> _Problem_
Using the entries shown below, output the line containing "Recreate this image", the line containing "plt.rcParams['font.family'] = ['Open", and every line between them, exactly. Pictures are omitted.

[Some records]
|---|
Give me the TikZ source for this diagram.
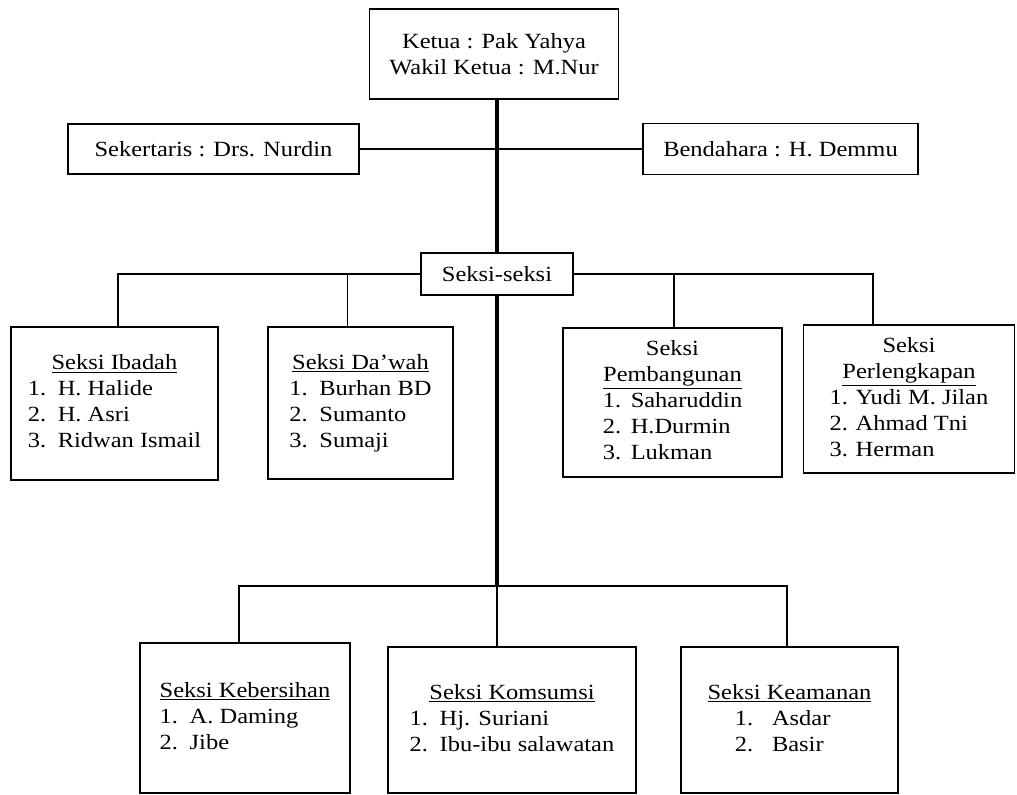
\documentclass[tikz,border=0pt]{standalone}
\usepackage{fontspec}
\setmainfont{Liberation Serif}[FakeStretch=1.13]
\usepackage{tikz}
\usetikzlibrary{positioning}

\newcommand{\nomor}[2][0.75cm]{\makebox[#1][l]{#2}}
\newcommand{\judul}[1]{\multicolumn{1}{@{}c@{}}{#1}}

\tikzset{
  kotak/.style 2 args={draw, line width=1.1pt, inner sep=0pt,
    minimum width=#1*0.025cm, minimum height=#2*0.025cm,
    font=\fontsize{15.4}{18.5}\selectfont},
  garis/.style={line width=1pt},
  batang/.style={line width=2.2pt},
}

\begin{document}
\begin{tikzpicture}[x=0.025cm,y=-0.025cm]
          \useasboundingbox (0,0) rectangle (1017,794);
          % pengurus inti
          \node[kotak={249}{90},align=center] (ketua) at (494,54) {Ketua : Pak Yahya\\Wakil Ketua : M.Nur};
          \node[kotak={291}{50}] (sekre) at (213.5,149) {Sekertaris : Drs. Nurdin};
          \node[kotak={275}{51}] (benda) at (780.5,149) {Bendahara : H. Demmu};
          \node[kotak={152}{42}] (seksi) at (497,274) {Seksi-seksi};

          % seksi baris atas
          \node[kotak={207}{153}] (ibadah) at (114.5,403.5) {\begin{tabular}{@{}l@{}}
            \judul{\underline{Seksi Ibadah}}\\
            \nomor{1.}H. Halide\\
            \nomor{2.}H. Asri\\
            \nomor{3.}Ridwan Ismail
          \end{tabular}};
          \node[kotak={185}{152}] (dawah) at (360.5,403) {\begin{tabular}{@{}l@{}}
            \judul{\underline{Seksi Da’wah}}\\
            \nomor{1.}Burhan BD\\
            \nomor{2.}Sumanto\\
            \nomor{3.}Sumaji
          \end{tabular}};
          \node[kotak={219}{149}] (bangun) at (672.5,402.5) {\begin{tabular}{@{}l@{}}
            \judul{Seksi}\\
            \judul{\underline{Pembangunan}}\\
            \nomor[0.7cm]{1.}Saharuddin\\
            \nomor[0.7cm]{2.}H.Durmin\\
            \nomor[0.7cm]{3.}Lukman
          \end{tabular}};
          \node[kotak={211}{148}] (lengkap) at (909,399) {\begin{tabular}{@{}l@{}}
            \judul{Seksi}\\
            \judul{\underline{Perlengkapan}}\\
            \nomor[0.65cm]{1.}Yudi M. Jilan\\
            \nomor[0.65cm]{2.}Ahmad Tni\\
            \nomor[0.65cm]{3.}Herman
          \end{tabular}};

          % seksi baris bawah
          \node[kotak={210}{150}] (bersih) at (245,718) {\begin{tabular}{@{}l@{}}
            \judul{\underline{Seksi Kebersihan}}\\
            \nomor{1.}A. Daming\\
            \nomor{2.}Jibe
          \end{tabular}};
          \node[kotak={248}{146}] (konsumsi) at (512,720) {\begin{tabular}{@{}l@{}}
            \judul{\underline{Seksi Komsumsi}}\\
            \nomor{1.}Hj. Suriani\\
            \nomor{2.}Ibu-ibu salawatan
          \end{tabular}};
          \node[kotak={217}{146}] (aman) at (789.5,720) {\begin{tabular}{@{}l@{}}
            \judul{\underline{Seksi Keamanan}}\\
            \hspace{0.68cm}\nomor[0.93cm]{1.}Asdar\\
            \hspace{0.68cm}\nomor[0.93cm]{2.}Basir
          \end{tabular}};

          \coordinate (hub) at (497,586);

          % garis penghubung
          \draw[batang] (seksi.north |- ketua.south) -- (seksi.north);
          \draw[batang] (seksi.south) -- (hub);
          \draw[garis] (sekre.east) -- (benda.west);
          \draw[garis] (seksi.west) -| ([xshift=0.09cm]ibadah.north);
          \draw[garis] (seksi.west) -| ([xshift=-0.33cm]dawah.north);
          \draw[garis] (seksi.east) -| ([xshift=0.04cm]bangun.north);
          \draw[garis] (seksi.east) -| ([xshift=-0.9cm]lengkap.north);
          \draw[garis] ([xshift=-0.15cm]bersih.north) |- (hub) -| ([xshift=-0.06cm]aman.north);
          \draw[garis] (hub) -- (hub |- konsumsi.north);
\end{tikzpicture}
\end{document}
|---|
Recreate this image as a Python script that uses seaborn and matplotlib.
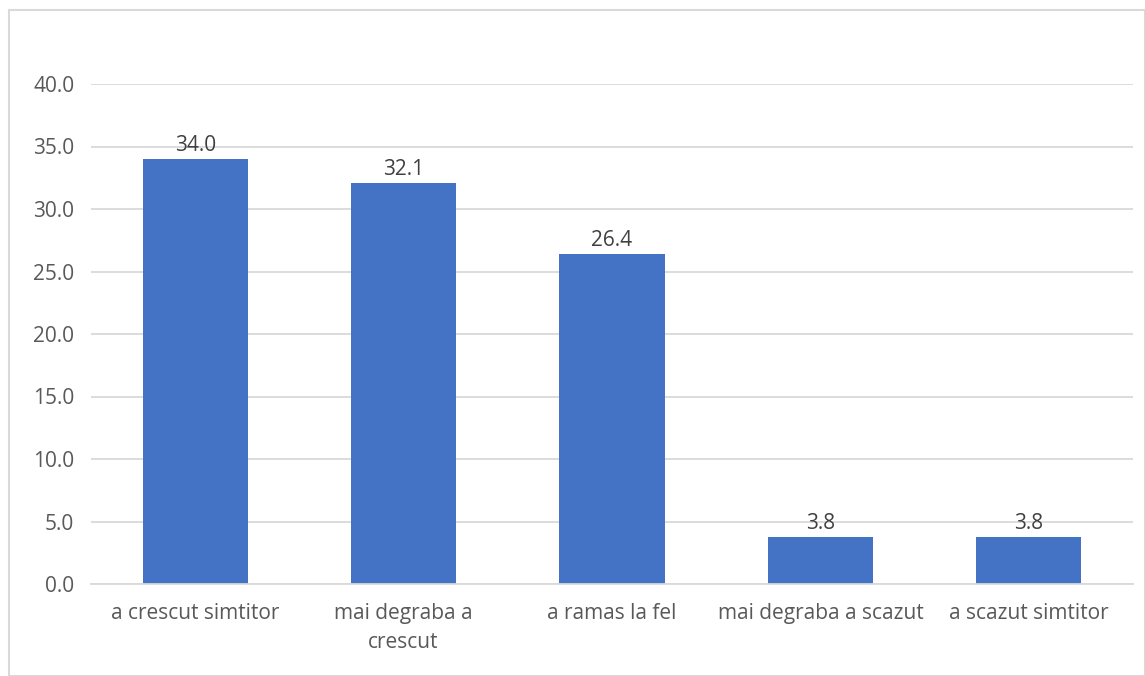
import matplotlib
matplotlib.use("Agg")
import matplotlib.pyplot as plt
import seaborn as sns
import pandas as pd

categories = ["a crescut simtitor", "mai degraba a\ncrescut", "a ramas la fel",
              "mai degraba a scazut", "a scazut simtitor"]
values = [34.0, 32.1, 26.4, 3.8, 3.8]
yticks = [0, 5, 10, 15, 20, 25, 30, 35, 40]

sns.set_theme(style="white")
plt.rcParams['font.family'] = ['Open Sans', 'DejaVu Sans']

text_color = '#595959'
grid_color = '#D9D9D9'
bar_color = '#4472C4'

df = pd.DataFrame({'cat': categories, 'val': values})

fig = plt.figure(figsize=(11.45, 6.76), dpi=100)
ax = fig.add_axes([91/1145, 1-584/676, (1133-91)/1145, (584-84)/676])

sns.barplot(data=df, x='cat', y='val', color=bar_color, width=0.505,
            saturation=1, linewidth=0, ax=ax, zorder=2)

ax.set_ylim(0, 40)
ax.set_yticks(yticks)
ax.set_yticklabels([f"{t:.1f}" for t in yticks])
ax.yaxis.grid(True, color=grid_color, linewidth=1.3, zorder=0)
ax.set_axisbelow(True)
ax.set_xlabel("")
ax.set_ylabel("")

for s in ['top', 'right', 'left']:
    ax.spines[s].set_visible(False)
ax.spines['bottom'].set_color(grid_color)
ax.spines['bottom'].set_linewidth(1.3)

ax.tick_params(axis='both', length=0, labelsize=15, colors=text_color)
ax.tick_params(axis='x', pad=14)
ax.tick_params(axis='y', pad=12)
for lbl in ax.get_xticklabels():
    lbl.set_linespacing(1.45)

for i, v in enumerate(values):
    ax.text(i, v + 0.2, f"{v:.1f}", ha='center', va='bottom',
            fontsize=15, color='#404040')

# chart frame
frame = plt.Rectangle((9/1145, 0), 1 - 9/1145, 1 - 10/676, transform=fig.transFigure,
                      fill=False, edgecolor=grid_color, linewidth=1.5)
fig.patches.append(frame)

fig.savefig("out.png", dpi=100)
|---|
> _Exercise response_
Recreate this image as a Python script that uses seaborn and matplotlib.
import matplotlib
matplotlib.use("Agg")
import matplotlib.pyplot as plt
import seaborn as sns
import pandas as pd

categories = ["a crescut simtitor", "mai degraba a\ncrescut", "a ramas la fel",
              "mai degraba a scazut", "a scazut simtitor"]
values = [34.0, 32.1, 26.4, 3.8, 3.8]
yticks = [0, 5, 10, 15, 20, 25, 30, 35, 40]

sns.set_theme(style="white")
plt.rcParams['font.family'] = ['Open Sans', 'DejaVu Sans']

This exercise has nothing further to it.